Governor Cuomo Slashes Pollution from Diesel Generators
New Yorkers will breathe a whole lot easier and healthier soon, thanks to new regulations finalized and put on the books yesterday by the New York State Department of Environmental Conservation. The new regulations, set to take effect in May 2017, will finally limit dangerous air pollution—nitrogen oxides (NOx) and particulate matter, in particular—from thousands of existing dirty diesel electric generators across New York State. Their pollution is linked to a host of health and environmental problems, particularly in the communities of color and low-income areas where many of them are located. The pollution these generators emit contributes to smog and acid rain, and has been demonstrated to exacerbate and even cause asthma, respiratory failure, heart attacks, and premature deaths, among other health problems.
As we explained in a prior blog discussing the rule when it was first proposed, Governor Andrew Cuomo has shown personal leadership on this issue, directing the DEC to finalize these regulations.
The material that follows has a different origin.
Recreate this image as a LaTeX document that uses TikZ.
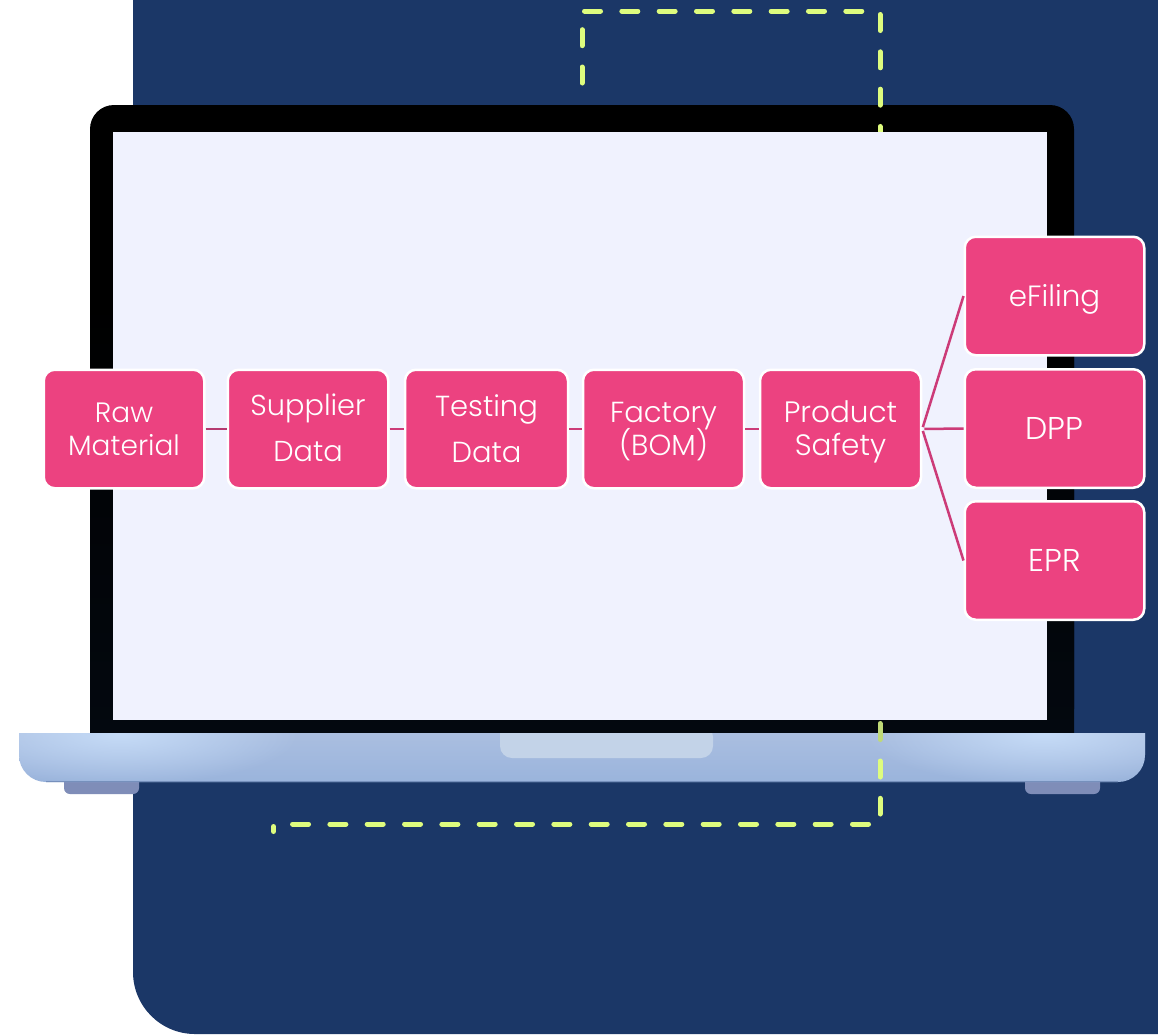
\documentclass[tikz,border=0pt]{standalone}
\usepackage{fontspec}
\setmainfont{Poppins}[UprightFont={* Light}]
\usetikzlibrary{fadings}
\definecolor{navy}{HTML}{1B3767}
\definecolor{bezel}{HTML}{000000}
\definecolor{bezelb}{HTML}{03080F}
\definecolor{screenc}{HTML}{F0F2FE}
\definecolor{pinkc}{HTML}{EC4280}
\definecolor{linkc}{HTML}{CC3B78}
\definecolor{linkd}{HTML}{B53A70}
\definecolor{lime}{HTML}{DEFC7E}
\definecolor{limedim}{HTML}{BFD977}
\definecolor{basetop}{HTML}{AABEE0}
\definecolor{basebot}{HTML}{9AB4DC}
\definecolor{baseglow}{HTML}{C5DBF7}
\definecolor{baseedge}{HTML}{7690BC}
\definecolor{notchc}{HTML}{C3D3E8}
\definecolor{footc}{HTML}{7F8DB8}
\newcommand\lbl[1]{\leavevmode\vphantom{A}\smash{#1}}
\tikzfading[name=glowfade, inner color=transparent!0, outer color=transparent!100]
\tikzset{
  x=1pt,y=-1pt,
  stagebox/.style={draw=white,line width=2.5pt,fill=pinkc,rounded corners=11pt,
    minimum width=#1,minimum height=118.5pt,inner sep=0pt,text=white,align=center},
  widebox/.style={stagebox=179.5pt},
  fs/.style 2 args={font=\fontsize{#1}{#2}\selectfont},
  link/.style={draw=linkc,line width=2.5pt},
  chain/.style={link},
  fan/.style={link,shorten <=2pt},
  dashline/.style={draw=lime,line width=5pt,line cap=round,dash pattern=on 16pt off 21.33pt},
}
\begin{document}
\begin{tikzpicture}
\useasboundingbox (0,0) rectangle (1158,1034);
\fill[white] (0,0) rectangle (1158,1034);
% navy panel
\fill[navy] (133,0) [rounded corners=62pt] -- (133,1034) [sharp corners] -- (1158,1034) -- (1158,0) -- cycle;
% laptop lid
\fill[bezel] (90,733) [rounded corners=24pt] -- (90,105) -- (1074,105) [sharp corners] [rounded corners=24pt] -- (1074,733) [sharp corners] -- cycle;
\shade[top color=black,bottom color=bezelb] (90,300) rectangle (1074,733);
% feet
\fill[footc] (64,775) [rounded corners=6pt] -- (64,794) -- (139,794) [sharp corners] -- (139,775) -- cycle;
\fill[footc] (1025,775) [rounded corners=6pt] -- (1025,794) -- (1100,794) [sharp corners] -- (1100,775) -- cycle;
% base
\begin{scope}
\clip (19,733) [rounded corners=27pt] -- (19,782) -- (1145,782) [sharp corners] -- (1145,733) -- cycle;
\shade[top color=basetop,bottom color=basebot] (19,733) rectangle (1145,782);
\fill[baseglow,path fading=glowfade] (-60,683) rectangle (300,785);
\fill[baseglow,path fading=glowfade] (864,683) rectangle (1224,785);
\fill[notchc] (500,725) [rounded corners=12pt] -- (500,758) -- (713,758) [sharp corners] [rounded corners=12pt] -- (713,725) [sharp corners] -- cycle;
\draw[baseedge,line width=1.5pt] (46,782) -- (1118,782);
\end{scope}
% dashed track
\coordinate (a1) at (582,83);
\coordinate (a2) at (582,27);
\coordinate (b1) at (584.5,11);
\coordinate (b2) at (865,11);
\coordinate (c1) at (880,14.5);
\coordinate (c2) at (880,140);
\coordinate (d1) at (880,723.5);
\coordinate (d2) at (880,742);
\coordinate (e1) at (880,761);
\coordinate (e2) at (880,814);
\coordinate (f1) at (868.5,824);
\coordinate (f2) at (290,824);
\coordinate (g1) at (273.5,826.5);
\coordinate (g2) at (273.5,831.5);
\draw[dashline] (a1) -- (a2);
\draw[dashline] (b1) -- (b2);
\draw[dashline] (c1) -- (c2);
\draw[dashline,draw=limedim,dash pattern=on 16pt off 30pt] (d1) -- (d2);
\draw[dashline] (e1) -- (e2);
\draw[dashline] (f1) -- (f2);
\draw[dashline,dash pattern=on 5pt off 10pt] (g1) -- (g2);
% screen
\fill[screenc] (113,132) rectangle (1047,720);
% nodes
\node[stagebox=160.5pt,fs={28}{33}] (raw) at (124,429) {\lbl{Raw}\\\lbl{Material}};
\node[stagebox=160.5pt,fs={28.8}{46}] (sup) at (308,429) {\lbl{Supplier}\\\lbl{Data}};
\node[stagebox=163pt,fs={29}{46}] (test) at (486.5,429) {\lbl{Testing}\\\lbl{Data}};
\node[stagebox=161pt,fs={29}{33}] (fact) at (663.5,429) {\lbl{Factory}\\\lbl{(BOM)}};
\node[stagebox=161pt,fs={29.5}{33}] (prod) at (840.5,429) {\lbl{Product}\\\lbl{Safety}};
\node[widebox,fs={29.3}{33}] (efil) at (1054.5,296) {\lbl{eFiling}};
\node[widebox,fs={31.5}{33}] (dpp) at (1054.5,428.5) {\lbl{DPP}};
\node[widebox,fs={31.5}{33}] (epr) at (1054.5,560.5) {\lbl{EPR}};
% connectors
\draw[chain,draw=linkd] (raw.east) -- (sup.west);
\draw[chain] (sup.east) -- (test.west);
\draw[chain] (test.east) -- (fact.west);
\draw[chain] (fact.east) -- (prod.west);
\draw[fan] (prod.east) -- (efil.west);
\draw[fan] (prod.east) -- (dpp.west);
\draw[fan] (prod.east) -- (epr.west);
\end{tikzpicture}
\end{document}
And appropriately so: New York City and many other counties across the Empire State are out of compliance with federal standards for ozone pollution, in part because of dirty diesel generators. (NOx is a principle ozone-pollution precursor.) “These new standards not only place New York at the forefront of reducing air pollution,” Governor Cuomo said yesterday, “but also further our efforts to encourage the development of renewable energy resources to both combat climate change and grow our economy.”
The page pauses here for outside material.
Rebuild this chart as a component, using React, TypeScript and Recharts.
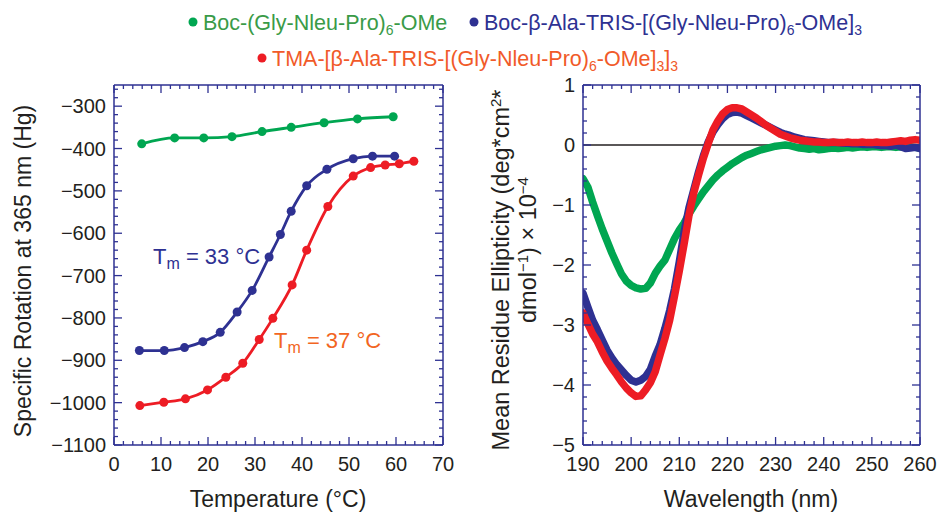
import React from 'react';
import { LineChart, Line, XAxis, YAxis, ReferenceLine } from 'recharts';

const FONT = '"Liberation Sans", Arial, Helvetica, sans-serif';
const FRAME = '#2e3192';
const INK = '#231f20';
const GREEN = '#00a651';
const BLUE = '#2e3192';
const RED = '#ed1c24';

// left panel: specific rotation (365 nm) vs temperature
const monoTemp = [5.9, 12.9, 19.1, 25.1, 31.5, 37.7, 44.7, 51.8, 59.4];
const monoRot = [-389, -375, -375, -372, -360, -350, -339, -330, -325];
const trimerTemp = [5.4, 10.7, 15, 18.9, 22.6, 26.2, 29.4, 33, 35.4, 37.7, 41, 45.3, 50.9, 55, 59.7];
const trimerRot = [-877, -877, -870, -856, -834, -786, -735, -656, -603, -548, -488, -449, -424, -418, -418];
const tmaTemp = [5.5, 10.6, 15.2, 19.9, 23.8, 27.4, 30.9, 33.8, 37.9, 41, 45.5, 50.9, 54.6, 57.7, 60.7, 63.8];
const tmaRot = [-1007, -999, -991, -970, -940, -907, -851, -801, -722, -640, -537, -465, -445, -439, -436, -430];

// right panel: CD spectra, one value per nm from 190 to 260
const wavelengths = Array.from({ length: 71 }, (_, i) => 190 + i);
const monoCD = [
  -0.56, -0.7, -0.95, -1.18, -1.4, -1.6, -1.8, -1.98, -2.15, -2.27,
  -2.34, -2.38, -2.4, -2.39, -2.3, -2.14, -2.02, -1.92, -1.74, -1.56,
  -1.42, -1.3, -1.15, -1.02, -0.9, -0.78, -0.68, -0.58, -0.5, -0.43,
  -0.37, -0.31, -0.26, -0.21, -0.17, -0.14, -0.11, -0.08, -0.06, -0.04,
  -0.02, -0.01, 0.0, -0.01, -0.03, -0.05, -0.06, -0.07, -0.06, -0.08,
  -0.07, -0.06, -0.05, -0.06, -0.05, -0.04, -0.05, -0.04, -0.03, -0.04,
  -0.03, -0.03, -0.04, -0.03, -0.03, -0.04, -0.03, -0.04, -0.03, -0.04,
  -0.05,
];
const trimerCD = [
  -2.47, -2.7, -2.92, -3.08, -3.25, -3.42, -3.55, -3.66, -3.75, -3.84,
  -3.92, -3.95, -3.92, -3.86, -3.74, -3.52, -3.33, -3.06, -2.76, -2.4,
  -1.95, -1.45, -1.05, -0.75, -0.45, -0.18, 0.05, 0.22, 0.34, 0.44,
  0.51, 0.54, 0.55, 0.53, 0.49, 0.45, 0.41, 0.37, 0.33, 0.29,
  0.25, 0.21, 0.18, 0.16, 0.13, 0.11, 0.09, 0.08, 0.07, 0.06,
  0.05, 0.04, 0.04, 0.04, 0.03, 0.03, 0.02, 0.02, 0.01, 0.01,
  0.01, 0.0, -0.01, -0.01, -0.02, 0.0, -0.03, -0.06, -0.05, -0.04,
  -0.06,
];
const tmaCD = [
  -2.8, -2.98, -3.15, -3.28, -3.45, -3.6, -3.72, -3.83, -3.95, -4.05,
  -4.13, -4.19, -4.18, -4.08, -3.96, -3.78, -3.5, -3.23, -2.92, -2.52,
  -2.1, -1.65, -1.18, -0.8, -0.5, -0.22, 0.02, 0.25, 0.4, 0.52,
  0.59, 0.62, 0.62, 0.6, 0.55, 0.5, 0.45, 0.39, 0.33, 0.28,
  0.23, 0.18, 0.15, 0.12, 0.1, 0.08, 0.07, 0.06, 0.05, 0.05,
  0.04, 0.04, 0.05, 0.04, 0.04, 0.05, 0.04, 0.04, 0.05, 0.04,
  0.04, 0.05, 0.04, 0.04, 0.05, 0.06, 0.07, 0.06, 0.08, 0.09,
  0.08,
];

// tick labels
const tempLabels = [0, 10, 20, 30, 40, 50, 60, 70];
const rotLabels = [-1100, -1000, -900, -800, -700, -600, -500, -400, -300];
const waveLabels = [190, 200, 210, 220, 230, 240, 250, 260];
const cdLabels = [-5, -4, -3, -2, -1, 0, 1];

const steps = (a: number, b: number, s: number) => {
  const out: number[] = [];
  for (let v = a; v <= b + 1e-9; v += s) out.push(Math.round(v * 100) / 100);
  return out;
};
const tempTicks = steps(0, 70, 2);
const rotTicks = steps(-1100, -260, 20);
const waveTicks = steps(190, 260, 2);
const cdTicks = steps(-5, 1, 0.2);

const zip = (xs: number[], ys: number[]) => xs.map((x, i) => ({ x, y: ys[i] }));
const fmt = (v: number) => (v < 0 ? '\u2212' + Math.abs(v) : String(v));

type Side = 'bottom' | 'top' | 'left' | 'right';

const makeTick = (side: Side, labels: number[]) => (props: any) => {
  const { x, y, payload } = props;
  const v = payload.value;
  const major = labels.some((l) => Math.abs(l - v) < 1e-6);
  const len = major ? 8 : 4;
  let x2 = x;
  let y2 = y;
  if (side === 'bottom') y2 = y - len;
  if (side === 'top') y2 = y + len;
  if (side === 'left') x2 = x + len;
  if (side === 'right') x2 = x - len;
  return (
    <g>
      <line x1={x} y1={y} x2={x2} y2={y2} stroke={FRAME} strokeWidth={1.3} />
      {major && side === 'bottom' && (
        <text x={x} y={y + 26} textAnchor="middle" fontSize={20} fill={INK} fontFamily={FONT}>
          {fmt(v)}
        </text>
      )}
      {major && side === 'left' && (
        <text x={x - 8} y={y + 7} textAnchor="end" fontSize={20} fill={INK} fontFamily={FONT}>
          {fmt(v)}
        </text>
      )}
    </g>
  );
};

const axisLine = { stroke: FRAME, strokeWidth: 1.5 };

// axes get a 1px band (a 0px axis is not drawn at all)
const frameAxes = (xDom: number[], xTicks: number[], xLab: number[], yDom: number[], yTicks: number[], yLab: number[]) => [
  <XAxis key="xb" xAxisId="b" type="number" dataKey="x" domain={xDom} allowDataOverflow ticks={xTicks} interval={0}
    orientation="bottom" height={1} tickSize={0} tickMargin={0} tickLine={false} axisLine={axisLine} tick={makeTick('bottom', xLab)} />,
  <XAxis key="xt" xAxisId="t" type="number" dataKey="x" domain={xDom} allowDataOverflow ticks={xTicks} interval={0}
    orientation="top" height={1} tickSize={0} tickMargin={0} tickLine={false} axisLine={axisLine} tick={makeTick('top', xLab)} />,
  <YAxis key="yl" yAxisId="l" type="number" dataKey="y" domain={yDom} allowDataOverflow ticks={yTicks} interval={0}
    orientation="left" width={1} tickSize={0} tickMargin={0} tickLine={false} axisLine={axisLine} tick={makeTick('left', yLab)} />,
  <YAxis key="yr" yAxisId="r" type="number" dataKey="y" domain={yDom} allowDataOverflow ticks={yTicks} interval={0}
    orientation="right" width={1} tickSize={0} tickMargin={0} tickLine={false} axisLine={axisLine} tick={makeTick('right', yLab)} />,
];

const dot = (c: string) => ({ r: 4.5, fill: c, stroke: c, strokeWidth: 0 });

const RotationPanel = () => (
  <LineChart width={460} height={512} margin={{ top: 84, right: 16, bottom: 66, left: 113 }}
    style={{ position: 'absolute', left: 0, top: 0 }}>
    {frameAxes([0, 70], tempTicks, tempLabels, [-1100, -250], rotTicks, rotLabels)}
    <Line xAxisId="t" yAxisId="r" data={zip(monoTemp, monoRot)} dataKey="y" type="monotone" stroke={GREEN}
      strokeWidth={2.8} dot={dot(GREEN)} isAnimationActive={false} />
    <Line xAxisId="b" yAxisId="l" data={zip(trimerTemp, trimerRot)} dataKey="y" type="monotone" stroke={BLUE}
      strokeWidth={2.8} dot={dot(BLUE)} isAnimationActive={false} />
    <Line xAxisId="b" yAxisId="l" data={zip(tmaTemp, tmaRot)} dataKey="y" type="monotone" stroke={RED}
      strokeWidth={2.8} dot={dot(RED)} isAnimationActive={false} />
  </LineChart>
);

const CDPanel = () => (
  <LineChart width={478} height={512} margin={{ top: 84, right: 17, bottom: 66, left: 122 }}
    style={{ position: 'absolute', left: 460, top: 0 }}>
    {frameAxes([190, 260], waveTicks, waveLabels, [-5, 1], cdTicks, cdLabels)}
    <ReferenceLine xAxisId="b" yAxisId="l" y={0} stroke={INK} strokeWidth={1.5} />
    <Line xAxisId="t" yAxisId="r" data={zip(wavelengths, monoCD)} dataKey="y" type="linear" stroke={GREEN}
      strokeWidth={7.5} strokeLinejoin="round" strokeLinecap="round" dot={false} isAnimationActive={false} />
    <Line xAxisId="b" yAxisId="l" data={zip(wavelengths, trimerCD)} dataKey="y" type="linear" stroke={BLUE}
      strokeWidth={7.5} strokeLinejoin="round" strokeLinecap="round" dot={false} isAnimationActive={false} />
    <Line xAxisId="b" yAxisId="l" data={zip(wavelengths, tmaCD)} dataKey="y" type="linear" stroke={RED}
      strokeWidth={7.5} strokeLinejoin="round" strokeLinecap="round" dot={false} isAnimationActive={false} />
  </LineChart>
);

const sub = { fontSize: 14 };

const Labels = () => (
  <svg width={938} height={512} style={{ position: 'absolute', left: 0, top: 0, pointerEvents: 'none' }}
    fontFamily={FONT}>
    {/* legend */}
    <circle cx={193} cy={22} r={4.5} fill={GREEN} />
    <text x={203} y={30} fontSize={21.5} fill="#3a9b48">
      Boc-(Gly-Nleu-Pro)<tspan dy={5} style={sub}>6</tspan><tspan dy={-5}>-OMe</tspan>
    </text>
    <circle cx={474} cy={22} r={4.5} fill={BLUE} />
    <text x={484} y={30} fontSize={21.5} fill={BLUE}>
      Boc-β-Ala-TRIS-[(Gly-Nleu-Pro)<tspan dy={5} style={sub}>6</tspan><tspan dy={-5}>-OMe]</tspan>
      <tspan dy={5} style={sub}>3</tspan>
    </text>
    <circle cx={262} cy={58} r={4.5} fill={RED} />
    <text x={272} y={66} fontSize={21.5} fill="#f15a29">
      TMA-[β-Ala-TRIS-[(Gly-Nleu-Pro)<tspan dy={5} style={sub}>6</tspan><tspan dy={-5}>-OMe]</tspan>
      <tspan dy={5} style={sub}>3</tspan><tspan dy={-5}>]</tspan><tspan dy={5} style={sub}>3</tspan>
    </text>

    {/* annotations */}
    <text x={153} y={264} fontSize={22} fill={BLUE}>
      T<tspan dy={5} style={{ fontSize: 16 }}>m</tspan><tspan dy={-5}> = 33 °C</tspan>
    </text>
    <text x={274} y={348} fontSize={22} fill="#f26522">
      T<tspan dy={5} style={{ fontSize: 16 }}>m</tspan><tspan dy={-5}> = 37 °C</tspan>
    </text>

    {/* axis titles */}
    <text x={278} y={507} fontSize={23} fill={INK} textAnchor="middle">Temperature (°C)</text>
    <text x={751} y={507} fontSize={23} fill={INK} textAnchor="middle">Wavelength (nm)</text>
    <text x={31} y={271} fontSize={23} fill={INK} textAnchor="middle" transform="rotate(-90 31 271)">
      Specific Rotation at 365 nm (Hg)
    </text>
    <text x={509} y={270} fontSize={23.5} fill={INK} textAnchor="middle" transform="rotate(-90 509 270)">
      Mean Residue Ellipticity (deg*cm<tspan dy={-8} style={{ fontSize: 15 }}>2</tspan><tspan dy={8}>*</tspan>
    </text>
    <text x={536} y={250} fontSize={23.5} fill={INK} textAnchor="middle" transform="rotate(-90 536 250)">
      dmol<tspan dy={-8} style={{ fontSize: 15 }}>−1</tspan><tspan dy={8}>) × 10</tspan>
      <tspan dy={-8} style={{ fontSize: 15 }}>−4</tspan>
    </text>
  </svg>
);

export default function App() {
  return (
    <div style={{ position: 'absolute', left: 0, top: 0, width: 938, height: 512, background: '#fff' }}>
      <RotationPanel />
      <CDPanel />
      <Labels />
    </div>
  );
}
Without these new emissions limits, there was a risk that New York State’s Reforming the Energy Vision (REV) initiative—which seeks to harness distributed electric generation to make our electric system cleaner, more affordable, and more reliable— could have inadvertently spurred distributed diesel generators as well. By setting rigorous pollution standards for diesel generators, these regulations help ensure that REV only advances cleaner energy solutions like rooftop solar, batteries, and energy efficiency.
That’s a win for all New Yorkers: new regulations that are, in fact, a breath of fresh air.